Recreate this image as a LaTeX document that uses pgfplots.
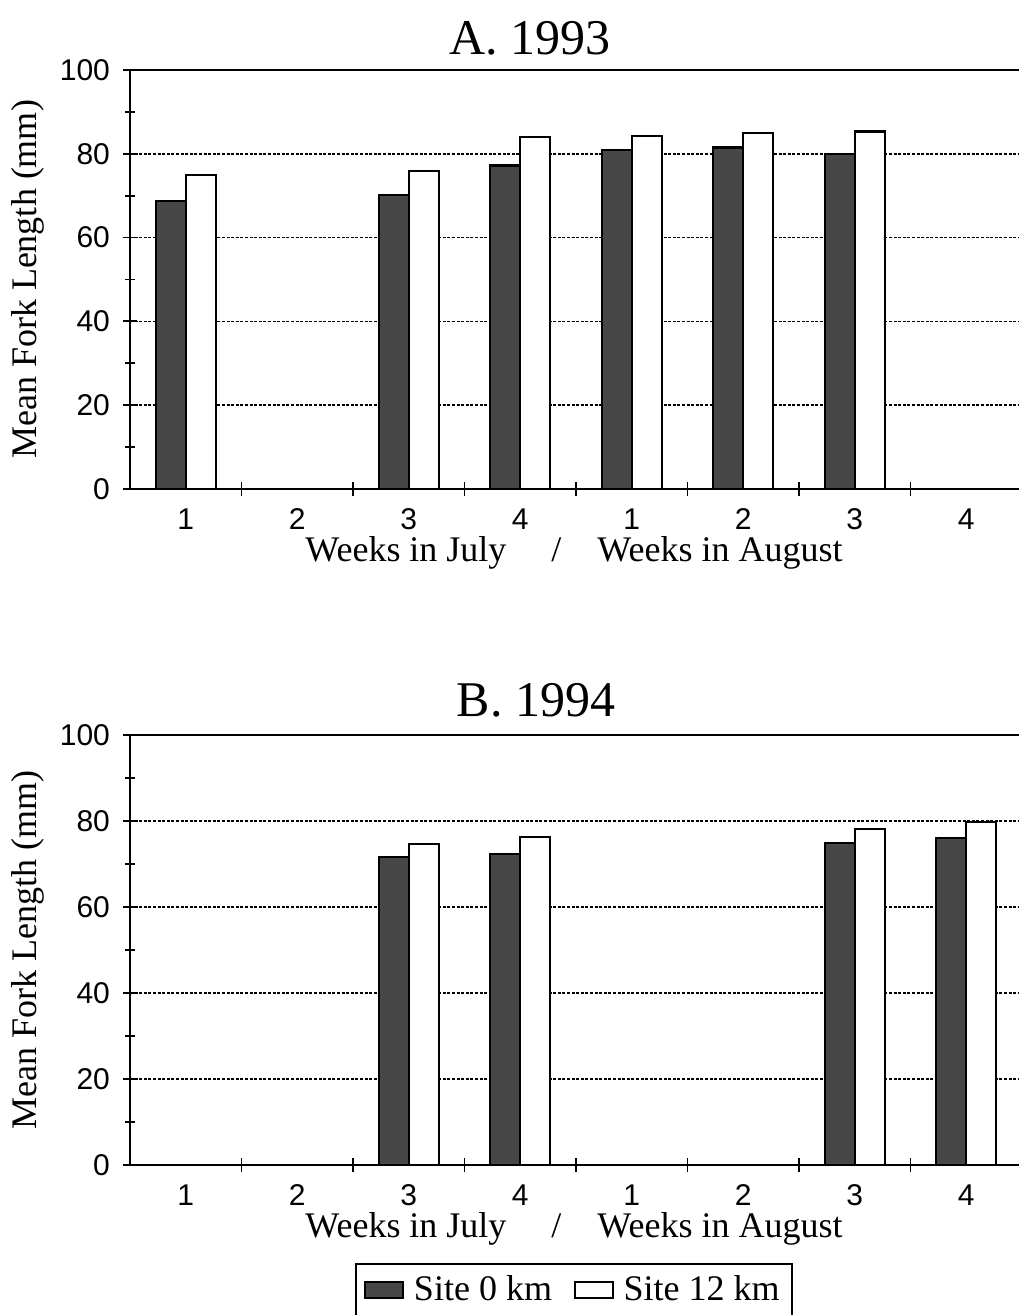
\documentclass[border=0pt]{standalone}
\usepackage{fontspec}
\setmainfont{Liberation Serif}
\setsansfont{Liberation Sans}
\usepackage{pgfplots}
\pgfplotsset{compat=1.18}

\pgfplotstableread{
x  a     b
1  68.8  75.0
3  70.2  75.9
4  77.2  84.1
5  81.0  84.2
6  81.5  84.9
7  79.9  85.3
}\dataA
\pgfplotstableread{
x  a     b
3  71.6  74.7
4  72.4  76.3
7  74.9  78.2
8  76.1  79.8
}\dataB

\pgfplotsset{
  panel/.style={
    scale only axis, width=444pt,
    xmin=0.5, xmax=8.464, ymin=0, ymax=100,
    axis x line*=box, axis y line*=left,
    axis line style={-, line width=1.1pt, black},
    xtick pos=bottom, ytick pos=left,
    ybar=0pt, bar width=15pt,
    ytick={0,20,...,100}, minor ytick={10,30,...,90},
    xtick={1.5,2.5,...,7.5}, xticklabels={},
    extra x ticks={1,2,...,8}, extra x tick labels={1,2,3,4,1,2,3,4},
    extra x tick style={major tick length=0pt},
    tick align=center, major tick length=7pt, minor tick length=5pt,
    tick style={black, line width=0.9pt},
    ymajorgrids,
    major grid style={black, line width=0.8pt, dash pattern=on 1.5pt off 0.8pt},
    /pgf/number format/assume math mode=true,
    tick label style={font=\sffamily\fontsize{15}{15}\selectfont},
    yticklabel style={xshift=-3pt},
    xticklabel style={anchor=center, yshift=-15pt},
    label style={font=\fontsize{18}{18}\selectfont},
    ylabel={Mean Fork Length (mm)},
    ylabel style={at={(axis description cs:-0.1149,0.5)}, anchor=center, rotate=0},
    xlabel={Weeks in July \quad/\quad Weeks in August},
    xlabel style={at={(axis description cs:0.5,0)}, anchor=center, yshift=-32pt},
    legend image code/.code={\draw[#1, line width=0.8pt] (0pt,-4pt) rectangle (19pt,4pt);},
  },
  dark/.style={draw=black, line width=1.1pt, fill=black!72},
  light/.style={draw=black, line width=1.1pt, fill=white},
}

\begin{document}
\begin{tikzpicture}
\begin{axis}[panel, height=209.5pt, at={(65pt,-35pt)}, anchor=north west]
\addplot[dark] table[x=x, y=a] {\dataA};
\addplot[light] table[x=x, y=b] {\dataA};
\end{axis}
\node[font=\fontsize{25}{25}\selectfont] at (265pt,-19pt) {A.\ 1993};

\begin{axis}[panel, height=215pt, at={(65pt,-367.5pt)}, anchor=north west,
  legend style={at={(axis description cs:0.5,-0.29)}, anchor=center,
    legend columns=2, draw=black, line width=1pt,
    font=\fontsize{18}{18}\selectfont, inner xsep=4pt, inner ysep=4pt,
    /tikz/every odd column/.append style={column sep=3pt},
    /tikz/every even column/.append style={column sep=9pt}}]
\addplot[dark] table[x=x, y=a] {\dataB};
\addplot[light] table[x=x, y=b] {\dataB};
\legend{Site 0 km, Site 12 km}
\end{axis}
\node[font=\fontsize{25}{25}\selectfont] at (268pt,-350pt) {B.\ 1994};

\pgfresetboundingbox
\path[use as bounding box] (0,0) rectangle (509pt,-657.5pt);
\end{tikzpicture}
\end{document}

—————

Requirement:
Repeat the data exactly, dropping every picture it holds.

Solution to this exercise:
Recreate this image as a LaTeX document that uses pgfplots.
\documentclass[border=0pt]{standalone}
\usepackage{fontspec}
\setmainfont{Liberation Serif}
\setsansfont{Liberation Sans}
\usepackage{pgfplots}
\pgfplotsset{compat=1.18}

\pgfplotstableread{
x  a     b
1  68.8  75.0
3  70.2  75.9
4  77.2  84.1
5  81.0  84.2
6  81.5  84.9
7  79.9  85.3
}\dataA
\pgfplotstableread{
x  a     b
3  71.6  74.7
4  72.4  76.3
7  74.9  78.2
8  76.1  79.8
}\dataB

\pgfplotsset{
  panel/.style={
    scale only axis, width=444pt,
    xmin=0.5, xmax=8.464, ymin=0, ymax=100,
    axis x line*=box, axis y line*=left,
    axis line style={-, line width=1.1pt, black},
    xtick pos=bottom, ytick pos=left,
    ybar=0pt, bar width=15pt,
    ytick={0,20,...,100}, minor ytick={10,30,...,90},
    xtick={1.5,2.5,...,7.5}, xticklabels={},
    extra x ticks={1,2,...,8}, extra x tick labels={1,2,3,4,1,2,3,4},
    extra x tick style={major tick length=0pt},
    tick align=center, major tick length=7pt, minor tick length=5pt,
    tick style={black, line width=0.9pt},
    ymajorgrids,
    major grid style={black, line width=0.8pt, dash pattern=on 1.5pt off 0.8pt},
    /pgf/number format/assume math mode=true,
    tick label style={font=\sffamily\fontsize{15}{15}\selectfont},
    yticklabel style={xshift=-3pt},
    xticklabel style={anchor=center, yshift=-15pt},
    label style={font=\fontsize{18}{18}\selectfont},
    ylabel={Mean Fork Length (mm)},
    ylabel style={at={(axis description cs:-0.1149,0.5)}, anchor=center, rotate=0},
    xlabel={Weeks in July \quad/\quad Weeks in August},
    xlabel style={at={(axis description cs:0.5,0)}, anchor=center, yshift=-32pt},
    legend image code/.code={\draw[#1, line width=0.8pt] (0pt,-4pt) rectangle (19pt,4pt);},
  },
  dark/.style={draw=black, line width=1.1pt, fill=black!72},
  light/.style={draw=black, line width=1.1pt, fill=white},
}

\begin{document}
\begin{tikzpicture}
\begin{axis}[panel, height=209.5pt, at={(65pt,-35pt)}, anchor=north west]
\addplot[dark] table[x=x, y=a] {\dataA};
\addplot[light] table[x=x, y=b] {\dataA};
\end{axis}
\node[font=\fontsize{25}{25}\selectfont] at (265pt,-19pt) {A.\ 1993};

\begin{axis}[panel, height=215pt, at={(65pt,-367.5pt)}, anchor=north west,
  legend style={at={(axis description cs:0.5,-0.29)}, anchor=center,
    legend columns=2, draw=black, line width=1pt,
    font=\fontsize{18}{18}\selectfont, inner xsep=4pt, inner ysep=4pt,
    /tikz/every odd column/.append style={column sep=3pt},
    /tikz/every even column/.append style={column sep=9pt}}]
\addplot[dark] table[x=x, y=a] {\dataB};
\addplot[light] table[x=x, y=b] {\dataB};
\legend{Site 0 km, Site 12 km}
\end{axis}
\node[font=\fontsize{25}{25}\selectfont] at (268pt,-350pt) {B.\ 1994};

\pgfresetboundingbox
\path[use as bounding box] (0,0) rectangle (509pt,-657.5pt);
\end{tikzpicture}
\end{document}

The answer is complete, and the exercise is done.